Rewind Review

“Being John Malkovich” has always been an enigma to me.

I was first made aware of the film when I was in high school and had just begun falling in love with movies, but admittedly I didn’t know much about it. I pretty much only knew it as that weird movie in which there are multiple John Malkovichs. I think I was vaguely aware that the film had been nominated for a few Oscars following its release in 1999, but I was never really sold on the idea of watching it.

And yet, over the years, I was always acutely aware of the film’s existence. I made a hypothesis of sorts in my head over what the film was actually about. It was an oddball film that I hadn't seen, and it was fun to wonder what wild things might be hidden in its story. 

This week I finally decided to watch “Being John Malkovich,” and while the film wasn’t exactly what I expected it to be, it did certainly provide the experience I was looking for. 

To put it plainly, “Being John Malkovich” is one of the wackiest movies I have ever seen.

The film is about a small group of people who discover a strange tunnel that, when crawled through, allows them to enter the mind of actor John Malkovich and experience his life for 15 minutes before being spit out on a highway outside of New York City. During their 15 minutes in Malkovich’s head, people can quite literally experience the world from his perspective. They see through his eyes and feel the way he feels. They're metaphysically seated in his head, buckled up for a ride. The central characters of the film decide to take turns entering Malkovich’s mind, but ultimately they become obsessed with his life and try to take it over.

The story of “Being John Malkovich” is reminiscent of something you would expect to hear from some random stoned kid whom you don’t know at a party. (“Man, imagine if you could see the world through John Malkovich’s eyes and, like, control him like a puppet!”) It sounds super strange and you would never expect to actually see it in action. And yet, this movie not only exists but was nominated for several Oscars.

I kind of loved and hated this movie, but I mostly loved it.
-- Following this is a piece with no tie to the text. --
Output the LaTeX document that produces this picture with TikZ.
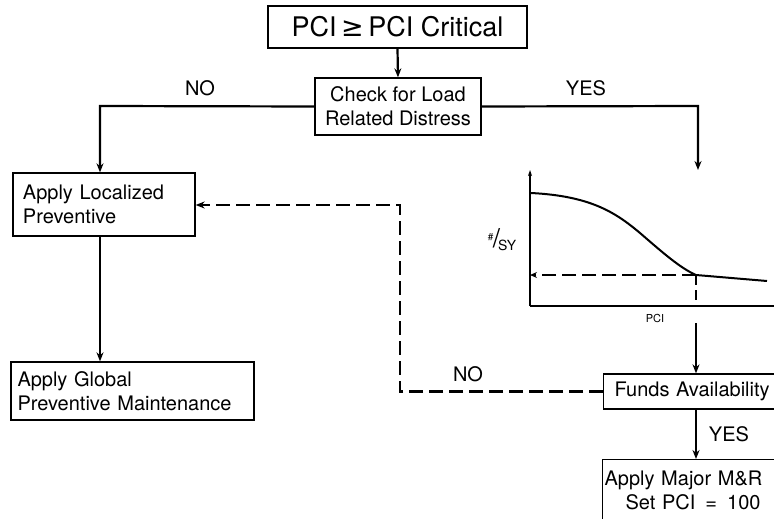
\documentclass[tikz,border=0pt]{standalone}
\usepackage{fontspec}
\setmainfont{TeX Gyre Heros}
\newfontfamily\symfnt{DejaVu Sans}
\usetikzlibrary{arrows.meta}
\tikzset{
  box/.style={draw, line width=1.3pt, inner sep=0pt, font=\fontsize{20}{24}\selectfont},
  lbl/.style={inner sep=0pt, font=\fontsize{20}{24}\selectfont},
  conn/.style={line width=2.2pt, -{Stealth[length=9pt,width=7pt]}},
  dashconn/.style={line width=2.2pt, dash pattern=on 14pt off 6pt},
}
\begin{document}
\begin{tikzpicture}[x=1pt,y=-1pt]
\useasboundingbox (0,0) rectangle (774,519);
\clip (0,0) rectangle (774,519);
\fill[white] (0,0) rectangle (774,519);

% boxes
\node[box, minimum width=259pt, minimum height=42pt, font=\fontsize{27}{30}\selectfont] (top) at (397.5,27) {PCI\,{\symfnt ≥}\,PCI Critical};
\node[box, minimum width=166pt, minimum height=57pt, align=center] (check) at (398,106.5) {Check for Load\\Related Distress};
\node[box, minimum width=182pt, minimum height=63pt, text width=162pt, align=left, inner xsep=10pt] (loc) at (104,204.5) {Apply Localized\\Preventive};
\node[box, minimum width=243pt, minimum height=58pt, text width=230pt, align=left, inner xsep=6.5pt] (glob) at (132.5,391) {Apply Global\\Preventive Maintenance};
\node[box, anchor=west, minimum height=35pt, text width=170pt, align=left, inner xsep=11pt] (funds) at (603,391.5) {Funds Availability};
\node[box, anchor=north west, text width=186pt, align=left, inner xsep=2pt, inner ysep=11pt] (major) at (602,459) {Apply Major M\&R\\\hspace{21pt}Set PCI \,=\, 100\\[20pt]};

% graph
\coordinate (ytop) at (530,170);
\coordinate (orig) at (530,306);
\coordinate (xend) at (790,306);
\coordinate (knee) at (696,275);
\coordinate (yhit) at (530,275);
\coordinate (xhit) at (696,306);
\coordinate (gbot) at (696,323);
\draw[line width=2pt, -{Stealth[length=6pt,width=4pt]}] (orig) -- (ytop);
\draw[line width=1.6pt] (orig) -- (xend);
\draw[line width=2pt] (531,193) .. controls (590,196) and (615,212) .. (640,233)
   .. controls (662,252) and (680,268) .. (knee) -- (767,281);
\draw[dashconn, -{Stealth[length=7pt,width=6pt]}] (knee) -- (yhit);
\draw[line width=1.8pt, dash pattern=on 10pt off 5pt] (knee) -- (xhit);
\node[inner sep=0pt, font=\fontsize{11}{12}\selectfont] (pcilbl) at (655,318) {PCI};
\node[inner sep=0pt] (ylbl) at (502,240) {\raisebox{7pt}{\fontsize{10}{10}\selectfont\#}\kern-0.5pt{\fontsize{26}{26}\selectfont/}\kern-2pt\raisebox{-3pt}{\fontsize{14}{14}\selectfont SY}};

% connectors
\draw[conn] (top.south) -- (check.north);
\coordinate (lc) at (100,106);
\coordinate (rc) at (698,106);
\coordinate (gtop) at (698,170);
\draw[conn] (check.west) -- (lc) -- (lc |- loc.north);
\draw[conn] (check.east) -- (rc) -- (gtop);
\draw[conn] (lc |- loc.south) -- (lc |- glob.north);
\draw[conn] (gbot) -- (gbot |- funds.north);
\draw[conn] (gbot |- funds.south) -- (gbot |- major.north);
\coordinate (d1) at (400,391.5);
\coordinate (d2) at (400,205);
\draw[dashconn, -{Stealth[length=9pt,width=7pt]}] (funds.west) -- (d1) -- (d2) -- (loc.east |- d2);

% labels
\node[lbl] (no1) at (200,88) {NO};
\node[lbl] (yes1) at (586,88) {YES};
\node[lbl] (no2) at (468,374) {NO};
\node[lbl] (yes2) at (729,434) {YES};
\end{tikzpicture}
\end{document}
I adored it for the pure absurdity of its concept and how its makers decided to execute that idea. All the characters in the movie are oddballs trying to find their way through life, and the way they ultimately settle upon a lifestyle is literally through John Malkovich. It’s a wild ride, and as the film goes on, it manages to build some decent emotional drama into the situation. “Being John Malkovich” turns into a strange analysis of one’s desire to be like someone else. The film is more than just Malkovich-inspired oddities — it actually has a very well-thought-out and delivered message about accepting who you are.

On the other hand, I kind of hated the movie because it was so bizarre. 

There was something about the experience of watching “Being John Malkovich” that was maddening. I’m not entirely sure what it was, though. Maybe it was the occasionally awful dialogue? Maybe it was the odd lack of a narrative direction? Maybe it was just the inexplicable and perplexing atmosphere of the whole film? I genuinely don’t know. In the most confusing of ways, the film simultaneously feels like the dumbest and most brilliant thing I’ve ever watched, and I don’t think my brain knows what to do with that. 

Moving on to a more concrete observation, the cast of the film was fantastic.

The main characters are portrayed by John Cusack, Cameron Diaz and Catherine Keener. They all did fantastic jobs embracing the bizarre nature of the film while still portraying their characters as genuine people. The real star of the show though is, unsurprisingly, John Malkovich, who plays himself. It is an absolute blast watching Malkovich in this film purely because it’s apparent how much fun he’s having. He gets into all sorts of wacky situations, and he really just eats them up. 

Side note: I love thinking about the meeting in which Malkovich was pitched this movie. He’s not a producer, writer or anything similar for the film, so that means that somebody else came up with this idea and brought it to him. What was his reaction? What was that conversation like? The world needs to know. 

“Being John Malkovich” was basically a meme of a movie, except it came out well before memes as we know them even existed. In that sense, you could say this movie was way ahead of its time. 

I have absolutely no clue how I would give any sort of rating to this movie, but I certainly recommend watching it. I had an absolute blast watching the movie, and there were multiple times I found myself almost hysterical at the events unfolding. It’s just a weird movie in almost every way I can think of. It almost feels like it shouldn’t exist, but it does, and I’m glad it does.